### Data excerpt
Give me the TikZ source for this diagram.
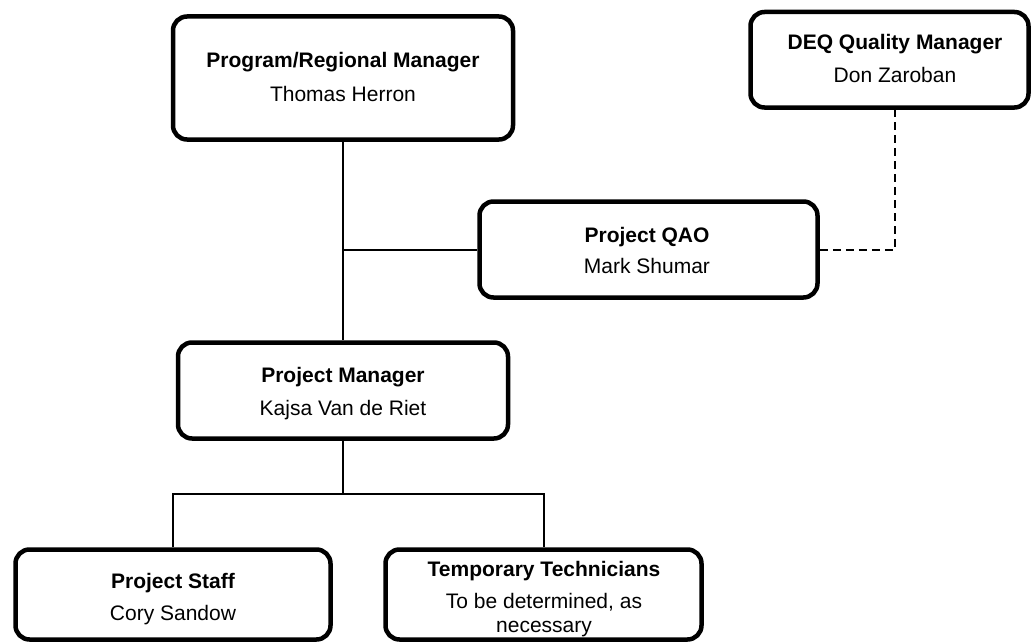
\documentclass[tikz,border=0pt]{standalone}
\usepackage{fontspec}
\setmainfont{Liberation Sans}
\begin{document}
\begin{tikzpicture}[x=1pt,y=-1pt,
  orgbox/.style={draw=black,line width=4.5pt,rounded corners=14pt,fill=white,inner sep=0pt},
  titletext/.style={anchor=base,inner sep=0pt,font=\fontsize{21}{25}\selectfont\bfseries},
  nametext/.style={anchor=base,inner sep=0pt,font=\fontsize{21}{25}\selectfont},
  link/.style={draw=black,line width=2pt},
  dlink/.style={draw=black,line width=2pt,dash pattern=on 8pt off 5pt}]
\useasboundingbox (0,0) rectangle (1031,642);
% boxes
\node[orgbox,minimum width=340pt,minimum height=123pt] (b1) at (343,78) {};
\node[orgbox,minimum width=278pt,minimum height=95.5pt] (b2) at (889.5,59.75) {};
\node[orgbox,minimum width=338pt,minimum height=96pt] (b3) at (648.5,249.5) {};
\node[orgbox,minimum width=330pt,minimum height=96pt] (b4) at (343,390.5) {};
\node[orgbox,minimum width=315pt,minimum height=90pt] (b5) at (173,594.5) {};
\node[orgbox,minimum width=316pt,minimum height=90pt] (b6) at (543.5,594.5) {};
% texts
\node[titletext] (t1) at (343,68) {Program/Regional Manager};
\node[nametext] (n1) at (343,102) {Thomas Herron};
\node[titletext] (t2) at (895,50) {DEQ Quality Manager};
\node[nametext] (n2) at (895,82) {Don Zaroban};
\node[titletext] (t3) at (647,242) {Project QAO};
\node[nametext] (n3) at (647,273) {Mark Shumar};
\node[titletext] (t4) at (343,382) {Project Manager};
\node[nametext] (n4) at (343,415) {Kajsa Van de Riet};
\node[titletext] (t5) at (173,588) {Project Staff};
\node[nametext] (n5) at (173,620) {Cory Sandow};
\node[titletext] (t6) at (544,576) {Temporary Technicians};
\node[nametext] (n6a) at (544,608) {To be determined, as};
\node[nametext] (n6b) at (544,632) {necessary};
% connectors
\coordinate (dq) at (895,0);
\coordinate (busy) at (0,494);
\draw[link] (b1.south) -- (b1.south |- b4.north);
\draw[link] (b1.south |- b3.west) -- (b3.west);
\draw[dlink] (b3.east) -| (dq |- b2.south);
\draw[link] (b4.south) -- (b4.south |- busy);
\draw[link] (b5.north) |- (b4.south |- busy) -| (b6.north);
\end{tikzpicture}
\end{document}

### Problem requirements
Give the data above again in full and unchanged, skipping the pictures.

### Exercise solution
Give me the TikZ source for this diagram.
\documentclass[tikz,border=0pt]{standalone}
\usepackage{fontspec}
\setmainfont{Liberation Sans}
\begin{document}
\begin{tikzpicture}[x=1pt,y=-1pt,
  orgbox/.style={draw=black,line width=4.5pt,rounded corners=14pt,fill=white,inner sep=0pt},
  titletext/.style={anchor=base,inner sep=0pt,font=\fontsize{21}{25}\selectfont\bfseries},
  nametext/.style={anchor=base,inner sep=0pt,font=\fontsize{21}{25}\selectfont},
  link/.style={draw=black,line width=2pt},
  dlink/.style={draw=black,line width=2pt,dash pattern=on 8pt off 5pt}]
\useasboundingbox (0,0) rectangle (1031,642);
% boxes
\node[orgbox,minimum width=340pt,minimum height=123pt] (b1) at (343,78) {};
\node[orgbox,minimum width=278pt,minimum height=95.5pt] (b2) at (889.5,59.75) {};
\node[orgbox,minimum width=338pt,minimum height=96pt] (b3) at (648.5,249.5) {};
\node[orgbox,minimum width=330pt,minimum height=96pt] (b4) at (343,390.5) {};
\node[orgbox,minimum width=315pt,minimum height=90pt] (b5) at (173,594.5) {};
\node[orgbox,minimum width=316pt,minimum height=90pt] (b6) at (543.5,594.5) {};
% texts
\node[titletext] (t1) at (343,68) {Program/Regional Manager};
\node[nametext] (n1) at (343,102) {Thomas Herron};
\node[titletext] (t2) at (895,50) {DEQ Quality Manager};
\node[nametext] (n2) at (895,82) {Don Zaroban};
\node[titletext] (t3) at (647,242) {Project QAO};
\node[nametext] (n3) at (647,273) {Mark Shumar};
\node[titletext] (t4) at (343,382) {Project Manager};
\node[nametext] (n4) at (343,415) {Kajsa Van de Riet};
\node[titletext] (t5) at (173,588) {Project Staff};
\node[nametext] (n5) at (173,620) {Cory Sandow};
\node[titletext] (t6) at (544,576) {Temporary Technicians};
\node[nametext] (n6a) at (544,608) {To be determined, as};
\node[nametext] (n6b) at (544,632) {necessary};
% connectors
\coordinate (dq) at (895,0);
\coordinate (busy) at (0,494);
\draw[link] (b1.south) -- (b1.south |- b4.north);
\draw[link] (b1.south |- b3.west) -- (b3.west);
\draw[dlink] (b3.east) -| (dq |- b2.south);
\draw[link] (b4.south) -- (b4.south |- busy);
\draw[link] (b5.north) |- (b4.south |- busy) -| (b6.north);
\end{tikzpicture}
\end{document}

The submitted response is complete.